Once in the Sandhills, distances are short. The resort, Southern Pines, and Aberdeen form a compact triangle. Pine Needles and Mid Pines are ten minutes from No. 2. Talamore and Legacy are within fifteen. Only Tobacco Road, 30 minutes north in Sanford, requires a deliberate drive.
The walking culture deserves emphasis. Pinehurst No. 2 is walking only. No. 4, Pine Needles, and Mid Pines are all designed to be walked and are best experienced that way. Caddies are available and customary at No. 2, where the local knowledge they provide around the greens is worth the fee. Golfers who have not walked 18 holes recently should prepare accordingly. The terrain is gentle, but four consecutive walking days will test legs accustomed to riding.
Budget framing for a four-day, three-night trip: a resort package including No. 2 and No. 4 with Carolina Hotel lodging will run $2,500 to $3,500 per person. A mixed approach with two resort rounds and two independent rounds at Pine Needles and Mid Pines, lodging off campus, drops to $1,400 to $2,000. A value-oriented trip focused on the independent courses with budget lodging sits at $600 to $900. Each version of the trip delivers golf that the Sandhills soil and the architects who understood it made possible.
The full course and accommodation inventory is covered in the Pinehurst destination guide.

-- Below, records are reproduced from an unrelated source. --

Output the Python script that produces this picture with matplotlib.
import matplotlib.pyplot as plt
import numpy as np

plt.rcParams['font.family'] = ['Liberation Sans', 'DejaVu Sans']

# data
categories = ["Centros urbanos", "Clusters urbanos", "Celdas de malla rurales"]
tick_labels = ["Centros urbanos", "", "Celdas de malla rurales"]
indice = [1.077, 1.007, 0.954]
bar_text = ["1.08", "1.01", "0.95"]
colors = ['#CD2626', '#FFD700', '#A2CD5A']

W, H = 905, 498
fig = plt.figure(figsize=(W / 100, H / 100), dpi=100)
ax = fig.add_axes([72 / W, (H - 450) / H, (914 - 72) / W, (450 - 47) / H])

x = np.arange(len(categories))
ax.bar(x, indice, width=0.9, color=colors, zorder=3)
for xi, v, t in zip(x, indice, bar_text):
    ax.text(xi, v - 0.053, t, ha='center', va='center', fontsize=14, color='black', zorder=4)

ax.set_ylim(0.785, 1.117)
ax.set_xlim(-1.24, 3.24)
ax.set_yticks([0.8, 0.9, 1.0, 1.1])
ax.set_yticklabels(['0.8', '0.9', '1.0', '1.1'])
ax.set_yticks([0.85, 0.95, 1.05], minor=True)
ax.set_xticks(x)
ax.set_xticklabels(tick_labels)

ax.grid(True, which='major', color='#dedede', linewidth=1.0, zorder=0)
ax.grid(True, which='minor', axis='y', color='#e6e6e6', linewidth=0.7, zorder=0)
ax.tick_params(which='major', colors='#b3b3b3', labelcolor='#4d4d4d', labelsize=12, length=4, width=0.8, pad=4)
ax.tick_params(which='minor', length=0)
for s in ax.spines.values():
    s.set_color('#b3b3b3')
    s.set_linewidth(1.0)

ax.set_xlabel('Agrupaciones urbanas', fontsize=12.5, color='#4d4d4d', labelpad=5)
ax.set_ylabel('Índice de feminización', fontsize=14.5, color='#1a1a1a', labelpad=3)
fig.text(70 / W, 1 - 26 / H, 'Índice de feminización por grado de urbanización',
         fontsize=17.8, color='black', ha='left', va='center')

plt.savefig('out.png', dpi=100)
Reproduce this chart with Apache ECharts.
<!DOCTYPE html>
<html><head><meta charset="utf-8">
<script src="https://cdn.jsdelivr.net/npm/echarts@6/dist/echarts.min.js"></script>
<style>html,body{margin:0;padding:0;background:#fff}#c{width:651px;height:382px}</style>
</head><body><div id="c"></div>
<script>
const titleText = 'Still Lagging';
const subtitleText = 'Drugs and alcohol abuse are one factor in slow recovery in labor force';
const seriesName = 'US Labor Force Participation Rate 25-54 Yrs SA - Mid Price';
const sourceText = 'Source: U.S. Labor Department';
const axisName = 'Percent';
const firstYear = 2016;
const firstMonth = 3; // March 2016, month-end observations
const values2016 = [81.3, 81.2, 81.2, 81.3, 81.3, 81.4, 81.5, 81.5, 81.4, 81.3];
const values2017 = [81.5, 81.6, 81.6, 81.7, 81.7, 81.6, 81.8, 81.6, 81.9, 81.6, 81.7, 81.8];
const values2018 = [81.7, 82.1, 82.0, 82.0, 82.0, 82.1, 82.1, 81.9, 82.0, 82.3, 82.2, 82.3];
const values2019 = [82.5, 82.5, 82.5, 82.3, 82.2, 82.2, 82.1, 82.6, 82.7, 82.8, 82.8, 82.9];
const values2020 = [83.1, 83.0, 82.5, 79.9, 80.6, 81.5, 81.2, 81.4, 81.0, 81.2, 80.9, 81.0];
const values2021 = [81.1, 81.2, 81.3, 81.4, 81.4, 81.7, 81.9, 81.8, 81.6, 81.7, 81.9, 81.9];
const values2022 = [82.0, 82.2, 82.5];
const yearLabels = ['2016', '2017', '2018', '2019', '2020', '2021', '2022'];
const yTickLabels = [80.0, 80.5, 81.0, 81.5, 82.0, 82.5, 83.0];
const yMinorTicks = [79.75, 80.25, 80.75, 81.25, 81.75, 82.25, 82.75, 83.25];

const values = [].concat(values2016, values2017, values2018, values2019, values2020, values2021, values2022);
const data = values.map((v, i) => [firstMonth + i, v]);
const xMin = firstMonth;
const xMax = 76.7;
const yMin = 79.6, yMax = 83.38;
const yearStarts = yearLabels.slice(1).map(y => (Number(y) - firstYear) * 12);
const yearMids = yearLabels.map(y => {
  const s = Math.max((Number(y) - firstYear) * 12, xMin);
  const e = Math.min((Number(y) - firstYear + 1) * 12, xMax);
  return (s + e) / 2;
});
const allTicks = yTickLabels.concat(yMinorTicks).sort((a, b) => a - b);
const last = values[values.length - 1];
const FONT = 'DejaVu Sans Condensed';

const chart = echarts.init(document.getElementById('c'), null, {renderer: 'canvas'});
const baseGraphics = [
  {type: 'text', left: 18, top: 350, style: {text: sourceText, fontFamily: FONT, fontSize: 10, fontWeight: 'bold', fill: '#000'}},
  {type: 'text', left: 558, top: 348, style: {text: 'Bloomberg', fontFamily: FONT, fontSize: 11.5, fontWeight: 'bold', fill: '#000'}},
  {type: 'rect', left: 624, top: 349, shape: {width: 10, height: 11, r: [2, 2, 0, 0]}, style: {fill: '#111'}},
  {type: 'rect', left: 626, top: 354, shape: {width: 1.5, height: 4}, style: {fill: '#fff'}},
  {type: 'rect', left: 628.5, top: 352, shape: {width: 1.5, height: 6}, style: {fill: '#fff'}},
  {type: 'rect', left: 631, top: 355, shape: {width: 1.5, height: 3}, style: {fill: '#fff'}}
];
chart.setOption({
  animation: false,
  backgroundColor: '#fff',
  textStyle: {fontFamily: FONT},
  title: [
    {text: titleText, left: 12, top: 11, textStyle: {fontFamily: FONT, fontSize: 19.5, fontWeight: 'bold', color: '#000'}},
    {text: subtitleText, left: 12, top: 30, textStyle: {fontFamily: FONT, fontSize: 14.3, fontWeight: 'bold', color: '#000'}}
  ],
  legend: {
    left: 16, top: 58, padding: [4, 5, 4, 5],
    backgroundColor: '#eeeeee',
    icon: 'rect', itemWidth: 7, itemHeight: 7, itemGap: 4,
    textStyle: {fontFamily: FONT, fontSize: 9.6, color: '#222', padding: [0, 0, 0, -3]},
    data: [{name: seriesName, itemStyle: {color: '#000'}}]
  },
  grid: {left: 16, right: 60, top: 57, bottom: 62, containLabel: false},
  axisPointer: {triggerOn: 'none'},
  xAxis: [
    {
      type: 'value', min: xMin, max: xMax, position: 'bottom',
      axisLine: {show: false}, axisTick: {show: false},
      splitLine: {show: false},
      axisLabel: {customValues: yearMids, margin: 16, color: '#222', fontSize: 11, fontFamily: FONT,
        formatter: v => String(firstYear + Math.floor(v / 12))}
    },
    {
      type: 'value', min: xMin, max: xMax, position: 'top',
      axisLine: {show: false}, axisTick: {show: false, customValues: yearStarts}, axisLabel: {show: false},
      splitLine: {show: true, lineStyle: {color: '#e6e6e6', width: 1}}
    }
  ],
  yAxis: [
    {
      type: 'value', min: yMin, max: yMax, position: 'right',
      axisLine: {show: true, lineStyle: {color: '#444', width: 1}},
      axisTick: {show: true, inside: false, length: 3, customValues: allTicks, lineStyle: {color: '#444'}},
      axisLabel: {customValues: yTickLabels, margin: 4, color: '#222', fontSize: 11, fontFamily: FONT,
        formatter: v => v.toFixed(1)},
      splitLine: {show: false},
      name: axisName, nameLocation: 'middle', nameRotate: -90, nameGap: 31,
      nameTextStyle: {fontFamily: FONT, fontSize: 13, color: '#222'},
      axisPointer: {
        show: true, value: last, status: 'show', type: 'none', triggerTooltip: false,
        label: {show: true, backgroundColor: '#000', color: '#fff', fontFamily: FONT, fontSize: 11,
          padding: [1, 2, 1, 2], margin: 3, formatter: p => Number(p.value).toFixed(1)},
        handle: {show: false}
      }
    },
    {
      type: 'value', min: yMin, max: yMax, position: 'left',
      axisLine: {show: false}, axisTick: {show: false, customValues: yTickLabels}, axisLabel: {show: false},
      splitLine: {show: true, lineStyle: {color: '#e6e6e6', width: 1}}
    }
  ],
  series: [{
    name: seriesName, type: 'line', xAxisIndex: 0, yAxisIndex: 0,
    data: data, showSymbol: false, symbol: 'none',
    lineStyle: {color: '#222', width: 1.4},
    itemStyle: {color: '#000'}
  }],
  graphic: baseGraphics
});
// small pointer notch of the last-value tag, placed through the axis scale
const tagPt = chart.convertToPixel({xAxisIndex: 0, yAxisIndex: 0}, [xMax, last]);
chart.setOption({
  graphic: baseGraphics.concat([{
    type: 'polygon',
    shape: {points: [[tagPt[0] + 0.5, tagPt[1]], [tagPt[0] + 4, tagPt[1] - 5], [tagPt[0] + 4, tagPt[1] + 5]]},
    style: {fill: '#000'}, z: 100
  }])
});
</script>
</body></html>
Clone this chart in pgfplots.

The Sandhills have been producing this kind of golf for 130 years, on the same sandy ground, through the same longleaf corridors, with greens shaped by architects who understood that the land was doing most of the work. Destinations built on spectacle need to refresh themselves. Pinehurst does not. What Ross found here in 1900 is what a visitor finds today, and the quiet confidence of a place that has never needed to reinvent itself is, in the end, the thing that brings golfers back.